1. Technology Transfer and the Mittelstand Model
Austria’s economy is anchored by the Mittelstand—highly specialized, small-to-medium enterprises that hold dominant global market shares in niche industrial sectors (e.g., tunneling, green hydro-tech, and precision engineering). India’s primary objective is the "localization" of these technologies. The strategic play is not merely trade, but the integration of Austrian engineering into India’s infrastructure scaling.
The bottleneck here is the "Valley of Death" in technology transfer: the gap between a European patent and an Indian manufacturing scale. Solving this requires joint ventures that prioritize Intellectual Property (IP) sharing over simple vendor-buyer relationships.
2. Labor Mobility and Demographic Balancing
Austria faces a structural labor deficit in high-skill sectors, particularly in IT and engineering. India possesses a demographic surplus but lacks a standardized pathway for professional integration into the DACH (Germany, Austria, Switzerland) region. The recently signed Migration and Mobility Partnership Agreement (MMPA) serves as the legal framework, but the execution relies on:
- Skill Harmonization: Aligning Indian vocational certifications with Austrian Meister standards.
- Digital Nomad Integration: Creating a seamless tax and residency environment for Indian tech talent supporting Austrian digital transformation.
3. Green Transition and Hydrogen Logistics
Austria is a leader in hydroelectric power and renewable integration. India’s National Green Hydrogen Mission requires exactly the kind of electrolyzer technology and grid management expertise that Austrian firms possess. The logic is circular: Austria provides the technical blueprints; India provides the massive scale for cost-curve reduction. As the cost per kilogram of Green Hydrogen drops in India, it creates a future export commodity that can be shipped back to Europe, diversifying Austria’s energy mix.

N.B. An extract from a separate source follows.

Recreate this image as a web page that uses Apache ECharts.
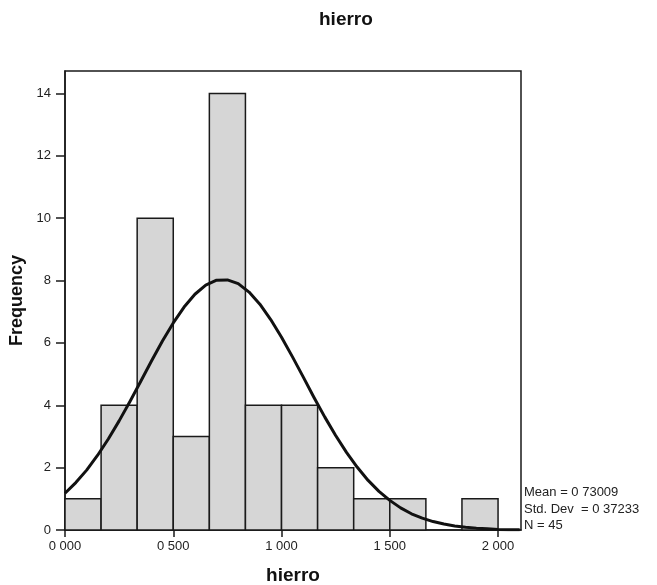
<!DOCTYPE html>
<html>
<head>
<meta charset="utf-8">
<script src="https://cdn.jsdelivr.net/npm/echarts@6/dist/echarts.min.js"></script>
<style>
  html, body { margin: 0; padding: 0; background: #fff; }
  #chart { width: 657px; height: 585px; }
</style>
</head>
<body>
<div id="chart"></div>
<script>
// bin edges (width 1/6) and counts
var binStarts = [0, 0.1667, 0.3333, 0.5, 0.6667, 0.8333, 1.0, 1.1667, 1.3333, 1.5, 1.6667, 1.8333];
var binEnds   = [0.1667, 0.3333, 0.5, 0.6667, 0.8333, 1.0, 1.1667, 1.3333, 1.5, 1.6667, 1.8333, 2.0];
var counts    = [1, 4, 10, 3, 14, 4, 4, 2, 1, 1, 0, 1];

// fitted normal curve (every 0.05)
var curveX = [0, 0.05, 0.1, 0.15, 0.2, 0.25, 0.3, 0.35, 0.4, 0.45, 0.5, 0.55, 0.6, 0.65, 0.7, 0.75, 0.8, 0.85,
              0.9, 0.95, 1.0, 1.05, 1.1, 1.15, 1.2, 1.25, 1.3, 1.35, 1.4, 1.45, 1.5, 1.55, 1.6, 1.65, 1.7, 1.75,
              1.8, 1.85, 1.9, 1.95, 2.0, 2.05, 2.1];
var curveY = [1.18, 1.52, 1.92, 2.39, 2.92, 3.50, 4.12, 4.77, 5.43, 6.06, 6.64, 7.15, 7.56, 7.85, 8.01, 8.02, 7.90, 7.63,
              7.24, 6.75, 6.18, 5.56, 4.91, 4.25, 3.62, 3.03, 2.49, 2.01, 1.59, 1.24, 0.95, 0.71, 0.52, 0.38, 0.27, 0.19,
              0.13, 0.09, 0.06, 0.04, 0.02, 0.01, 0.01];

var xTickLabels = ['0 000', '0 500', '1 000', '1 500', '2 000'];
var yTickLabels = ['0', '2', '4', '6', '8', '10', '12', '14'];
var statLines = ['Mean = 0 73009', 'Std. Dev  = 0 37233', 'N = 45'];

var font = 'Liberation Sans, Arial, sans-serif';
var chart = echarts.init(document.getElementById('chart'));

chart.setOption({
  animation: false,
  title: {
    text: 'hierro',
    left: 314,
    top: 5,
    textStyle: { fontFamily: font, fontSize: 19, fontWeight: 'bold', color: '#111' }
  },
  grid: {
    left: 65, right: 136, top: 71, bottom: 55,
    containLabel: false,
    outerBoundsMode: 'none',
    show: true, borderColor: '#1a1a1a', borderWidth: 1.5, backgroundColor: '#fff'
  },
  xAxis: {
    type: 'value',
    min: 0, max: 2.106, interval: 0.5,
    name: 'hierro',
    nameLocation: 'middle',
    nameGap: 36,
    nameTextStyle: { fontFamily: font, fontSize: 19, fontWeight: 'bold', color: '#111' },
    splitLine: { show: false },
    axisLine: { show: true, lineStyle: { color: '#1a1a1a', width: 1.5 } },
    axisTick: { show: true, length: 7, lineStyle: { color: '#1a1a1a', width: 1.5 } },
    axisLabel: {
      fontFamily: font, fontSize: 13, color: '#222', margin: 10,
      showMaxLabel: false,
      formatter: function (v) {
        var i = Math.round(v / 0.5);
        return Math.abs(v - i * 0.5) < 1e-6 ? (xTickLabels[i] || '') : '';
      }
    }
  },
  yAxis: {
    type: 'value',
    min: 0, max: 14.72, interval: 2,
    name: 'Frequency',
    nameLocation: 'middle',
    nameGap: 38,
    nameTextStyle: { fontFamily: font, fontSize: 18, fontWeight: 'bold', color: '#111' },
    splitLine: { show: false },
    axisLine: { show: true, lineStyle: { color: '#1a1a1a', width: 1.5 } },
    axisTick: { show: true, length: 9, lineStyle: { color: '#1a1a1a', width: 1.5 } },
    axisLabel: {
      fontFamily: font, fontSize: 13, color: '#222', margin: 14,
      showMaxLabel: false,
      formatter: function (v) {
        var i = Math.round(v / 2);
        return Math.abs(v - i * 2) < 1e-6 ? (yTickLabels[i] || '') : '';
      }
    }
  },
  graphic: statLines.map(function (t, i) {
    return {
      type: 'text', left: 524, top: 486 + i * 16.5,
      style: { text: t, fontFamily: font, fontSize: 13, fill: '#222' }
    };
  }),
  series: [
    {
      type: 'custom',
      data: binStarts.map(function (s, i) { return [s, binEnds[i], counts[i]]; }),
      encode: { x: [0, 1], y: 2 },
      renderItem: function (params, api) {
        if (api.value(2) <= 0) return null;
        var p0 = api.coord([api.value(0), 0]);
        var p1 = api.coord([api.value(1), api.value(2)]);
        return {
          type: 'rect',
          shape: { x: p0[0], y: p1[1], width: p1[0] - p0[0], height: p0[1] - p1[1] },
          style: { fill: '#d6d6d6', stroke: '#1a1a1a', lineWidth: 1.5 }
        };
      },
      z: 2
    },
    {
      type: 'line',
      data: curveX.map(function (x, i) { return [x, curveY[i]]; }),
      smooth: false,
      showSymbol: false,
      lineStyle: { color: '#111', width: 3, join: 'round' },
      z: 3
    }
  ]
});
</script>
</body>
</html>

Geopolitical Friction Points and Structural Limits
A rigorous analysis must acknowledge the constraints of this alignment. The primary friction point is the differing approach to Russia. Austria, while neutral, is deeply embedded in the European Union’s institutional response and sanctions regime. India remains one of the largest purchasers of Russian crude, a move essential for its domestic price stability but one that creates "reputational drag" in European capitals.
Furthermore, the "safe maritime passage" initiative lacks a formal joint enforcement mechanism. India’s Navy operates independently; Austria has no naval assets. This means their cooperation is limited to diplomatic signaling and intelligence sharing rather than kinetic synergy.

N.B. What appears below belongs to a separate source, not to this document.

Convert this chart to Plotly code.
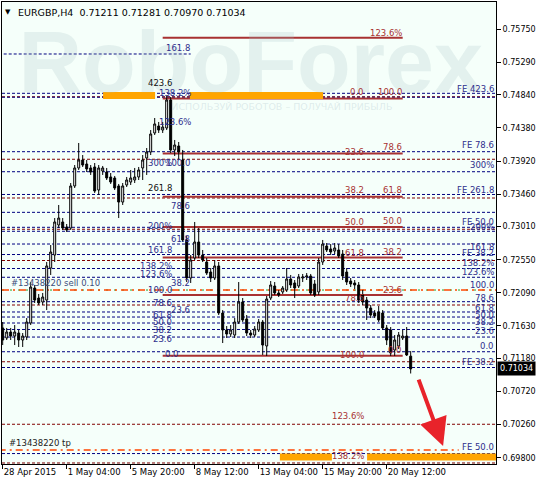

The Strategic Play: Institutionalizing the Corridor
The path forward requires moving from high-level summits to "Technical Working Groups" with specific KPIs. The following actions define the next phase of the partnership:
- Establishment of a Joint Maritime Intelligence Desk: Focused specifically on the security of shipments originating from the West Coast of India bound for the Adriatic.

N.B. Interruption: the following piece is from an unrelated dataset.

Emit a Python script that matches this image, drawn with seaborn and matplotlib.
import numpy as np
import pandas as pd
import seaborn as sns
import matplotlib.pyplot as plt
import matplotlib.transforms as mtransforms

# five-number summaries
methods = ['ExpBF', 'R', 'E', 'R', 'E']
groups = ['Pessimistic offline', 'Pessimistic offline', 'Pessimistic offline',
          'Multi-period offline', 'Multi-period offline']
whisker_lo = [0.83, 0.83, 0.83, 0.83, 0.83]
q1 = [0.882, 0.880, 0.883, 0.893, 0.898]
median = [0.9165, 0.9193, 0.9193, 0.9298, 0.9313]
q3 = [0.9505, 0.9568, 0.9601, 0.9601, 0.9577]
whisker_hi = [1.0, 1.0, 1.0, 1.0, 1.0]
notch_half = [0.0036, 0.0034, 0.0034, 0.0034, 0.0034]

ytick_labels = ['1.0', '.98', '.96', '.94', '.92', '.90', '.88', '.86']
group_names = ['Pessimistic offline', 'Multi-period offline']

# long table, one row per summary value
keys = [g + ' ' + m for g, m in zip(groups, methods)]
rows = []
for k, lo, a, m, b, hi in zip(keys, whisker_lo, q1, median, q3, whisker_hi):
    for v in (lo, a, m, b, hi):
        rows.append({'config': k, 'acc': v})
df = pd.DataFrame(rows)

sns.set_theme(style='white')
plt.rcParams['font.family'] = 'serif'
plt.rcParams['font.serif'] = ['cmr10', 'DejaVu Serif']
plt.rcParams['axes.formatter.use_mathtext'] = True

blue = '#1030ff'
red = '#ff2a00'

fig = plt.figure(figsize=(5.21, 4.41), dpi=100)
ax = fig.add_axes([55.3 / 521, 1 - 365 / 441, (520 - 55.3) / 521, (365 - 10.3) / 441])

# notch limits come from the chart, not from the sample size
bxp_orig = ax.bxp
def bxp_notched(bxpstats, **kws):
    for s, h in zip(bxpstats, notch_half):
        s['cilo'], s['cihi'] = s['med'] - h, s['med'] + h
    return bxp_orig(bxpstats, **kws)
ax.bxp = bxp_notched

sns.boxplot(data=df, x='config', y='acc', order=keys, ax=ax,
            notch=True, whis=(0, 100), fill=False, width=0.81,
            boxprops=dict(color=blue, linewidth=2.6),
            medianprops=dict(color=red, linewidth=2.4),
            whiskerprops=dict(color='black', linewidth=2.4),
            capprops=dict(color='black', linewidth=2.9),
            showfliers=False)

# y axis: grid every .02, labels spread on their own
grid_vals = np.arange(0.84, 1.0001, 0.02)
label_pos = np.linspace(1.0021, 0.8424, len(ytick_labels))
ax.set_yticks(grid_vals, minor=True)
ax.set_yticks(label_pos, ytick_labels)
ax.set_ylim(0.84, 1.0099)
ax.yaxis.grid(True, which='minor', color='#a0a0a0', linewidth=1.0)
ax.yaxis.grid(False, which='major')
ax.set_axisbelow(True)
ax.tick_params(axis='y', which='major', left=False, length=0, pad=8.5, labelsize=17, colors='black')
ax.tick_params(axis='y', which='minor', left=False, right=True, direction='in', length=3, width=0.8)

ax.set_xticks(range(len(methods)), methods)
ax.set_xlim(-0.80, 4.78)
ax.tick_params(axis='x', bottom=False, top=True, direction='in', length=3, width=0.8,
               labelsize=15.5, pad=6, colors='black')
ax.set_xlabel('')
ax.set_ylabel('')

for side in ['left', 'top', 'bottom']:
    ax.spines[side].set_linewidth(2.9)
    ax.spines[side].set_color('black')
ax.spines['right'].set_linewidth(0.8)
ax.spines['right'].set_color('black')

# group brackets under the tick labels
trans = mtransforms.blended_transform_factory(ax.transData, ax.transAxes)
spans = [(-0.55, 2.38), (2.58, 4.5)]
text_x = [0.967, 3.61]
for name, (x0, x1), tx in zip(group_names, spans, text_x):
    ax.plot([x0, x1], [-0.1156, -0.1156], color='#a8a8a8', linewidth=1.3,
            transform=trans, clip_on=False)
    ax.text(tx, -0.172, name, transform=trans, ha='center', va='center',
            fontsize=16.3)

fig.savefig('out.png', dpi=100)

- Bilateral Green Tech Incubator: A dedicated fund to de-risk Austrian SME entry into the Indian market, specifically targeting waste-to-energy and water management.
- The "Vienna Process" for Ukraine: Utilizing Austria’s status as a host for international organizations (UN, OSCE, OPEC) to provide a neutral ground for Indian-led track-two diplomacy.
The real value of the Indo-Austrian relationship lies in its ability to serve as a microcosm for the broader India-EU relationship: a partnership focused on the hard realities of logistics, energy, and technology rather than the shifting sands of ideological alignment. The "call for peace" is a signal; the integration of supply chains is the substance. Success will be measured not by the warmth of the joint statements, but by the reduction in transit volatility and the increase in cross-border IP filings.